— SOURCE DATA —
** Start **
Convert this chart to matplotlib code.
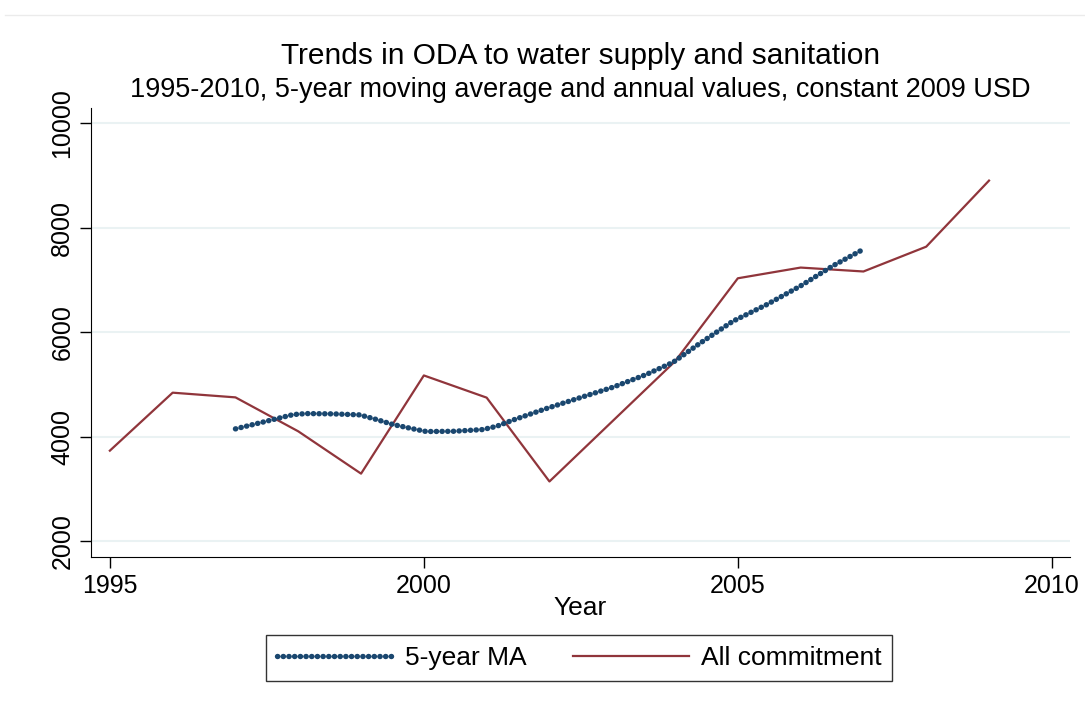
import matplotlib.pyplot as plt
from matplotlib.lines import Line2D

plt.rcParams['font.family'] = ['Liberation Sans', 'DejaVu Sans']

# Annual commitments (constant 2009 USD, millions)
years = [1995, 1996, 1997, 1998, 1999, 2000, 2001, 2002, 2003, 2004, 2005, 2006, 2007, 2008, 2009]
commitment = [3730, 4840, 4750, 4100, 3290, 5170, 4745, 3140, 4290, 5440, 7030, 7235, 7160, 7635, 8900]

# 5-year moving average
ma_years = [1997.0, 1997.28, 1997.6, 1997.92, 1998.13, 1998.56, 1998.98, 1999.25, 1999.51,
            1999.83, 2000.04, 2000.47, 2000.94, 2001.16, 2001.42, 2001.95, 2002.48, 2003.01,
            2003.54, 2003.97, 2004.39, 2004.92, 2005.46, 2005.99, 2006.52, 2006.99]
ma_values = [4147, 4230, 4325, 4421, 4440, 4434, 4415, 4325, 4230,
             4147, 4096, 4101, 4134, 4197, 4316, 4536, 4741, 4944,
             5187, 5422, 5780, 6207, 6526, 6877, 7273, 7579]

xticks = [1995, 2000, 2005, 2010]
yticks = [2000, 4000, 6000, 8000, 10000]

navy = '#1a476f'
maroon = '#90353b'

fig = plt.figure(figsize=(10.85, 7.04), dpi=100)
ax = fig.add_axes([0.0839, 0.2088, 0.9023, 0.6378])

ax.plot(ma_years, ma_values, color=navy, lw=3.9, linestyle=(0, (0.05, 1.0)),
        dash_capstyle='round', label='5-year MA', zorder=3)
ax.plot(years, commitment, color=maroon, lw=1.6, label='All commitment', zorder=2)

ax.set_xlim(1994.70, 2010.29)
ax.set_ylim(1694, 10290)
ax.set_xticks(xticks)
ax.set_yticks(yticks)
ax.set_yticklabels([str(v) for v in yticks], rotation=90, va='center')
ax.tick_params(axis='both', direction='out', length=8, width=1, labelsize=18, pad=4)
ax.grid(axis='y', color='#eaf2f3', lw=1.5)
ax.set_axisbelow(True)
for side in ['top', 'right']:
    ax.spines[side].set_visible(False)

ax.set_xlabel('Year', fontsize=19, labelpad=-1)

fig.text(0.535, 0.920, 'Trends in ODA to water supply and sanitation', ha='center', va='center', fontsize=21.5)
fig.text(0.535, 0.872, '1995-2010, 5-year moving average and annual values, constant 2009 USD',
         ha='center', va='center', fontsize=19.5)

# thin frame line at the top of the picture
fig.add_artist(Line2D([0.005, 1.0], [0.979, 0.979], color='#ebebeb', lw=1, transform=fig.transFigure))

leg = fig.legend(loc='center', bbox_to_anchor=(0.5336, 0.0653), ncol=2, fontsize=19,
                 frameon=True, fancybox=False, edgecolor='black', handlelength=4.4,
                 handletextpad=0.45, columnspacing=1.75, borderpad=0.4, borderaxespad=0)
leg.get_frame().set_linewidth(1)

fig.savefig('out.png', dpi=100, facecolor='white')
** End **
— TASK REQUIREMENTS —
Repeat, word for word and with no pictures, only the lines running from the beginning of the data to the line that contains "color='#ebebeb', lw=1, transform=fig.transFigure))".

— TASK OUTPUT —
Convert this chart to matplotlib code.
import matplotlib.pyplot as plt
from matplotlib.lines import Line2D

plt.rcParams['font.family'] = ['Liberation Sans', 'DejaVu Sans']

# Annual commitments (constant 2009 USD, millions)
years = [1995, 1996, 1997, 1998, 1999, 2000, 2001, 2002, 2003, 2004, 2005, 2006, 2007, 2008, 2009]
commitment = [3730, 4840, 4750, 4100, 3290, 5170, 4745, 3140, 4290, 5440, 7030, 7235, 7160, 7635, 8900]

# 5-year moving average
ma_years = [1997.0, 1997.28, 1997.6, 1997.92, 1998.13, 1998.56, 1998.98, 1999.25, 1999.51,
            1999.83, 2000.04, 2000.47, 2000.94, 2001.16, 2001.42, 2001.95, 2002.48, 2003.01,
            2003.54, 2003.97, 2004.39, 2004.92, 2005.46, 2005.99, 2006.52, 2006.99]
ma_values = [4147, 4230, 4325, 4421, 4440, 4434, 4415, 4325, 4230,
             4147, 4096, 4101, 4134, 4197, 4316, 4536, 4741, 4944,
             5187, 5422, 5780, 6207, 6526, 6877, 7273, 7579]

xticks = [1995, 2000, 2005, 2010]
yticks = [2000, 4000, 6000, 8000, 10000]

navy = '#1a476f'
maroon = '#90353b'

fig = plt.figure(figsize=(10.85, 7.04), dpi=100)
ax = fig.add_axes([0.0839, 0.2088, 0.9023, 0.6378])

ax.plot(ma_years, ma_values, color=navy, lw=3.9, linestyle=(0, (0.05, 1.0)),
        dash_capstyle='round', label='5-year MA', zorder=3)
ax.plot(years, commitment, color=maroon, lw=1.6, label='All commitment', zorder=2)

ax.set_xlim(1994.70, 2010.29)
ax.set_ylim(1694, 10290)
ax.set_xticks(xticks)
ax.set_yticks(yticks)
ax.set_yticklabels([str(v) for v in yticks], rotation=90, va='center')
ax.tick_params(axis='both', direction='out', length=8, width=1, labelsize=18, pad=4)
ax.grid(axis='y', color='#eaf2f3', lw=1.5)
ax.set_axisbelow(True)
for side in ['top', 'right']:
    ax.spines[side].set_visible(False)

ax.set_xlabel('Year', fontsize=19, labelpad=-1)

fig.text(0.535, 0.920, 'Trends in ODA to water supply and sanitation', ha='center', va='center', fontsize=21.5)
fig.text(0.535, 0.872, '1995-2010, 5-year moving average and annual values, constant 2009 USD',
         ha='center', va='center', fontsize=19.5)

# thin frame line at the top of the picture
fig.add_artist(Line2D([0.005, 1.0], [0.979, 0.979], color='#ebebeb', lw=1, transform=fig.transFigure))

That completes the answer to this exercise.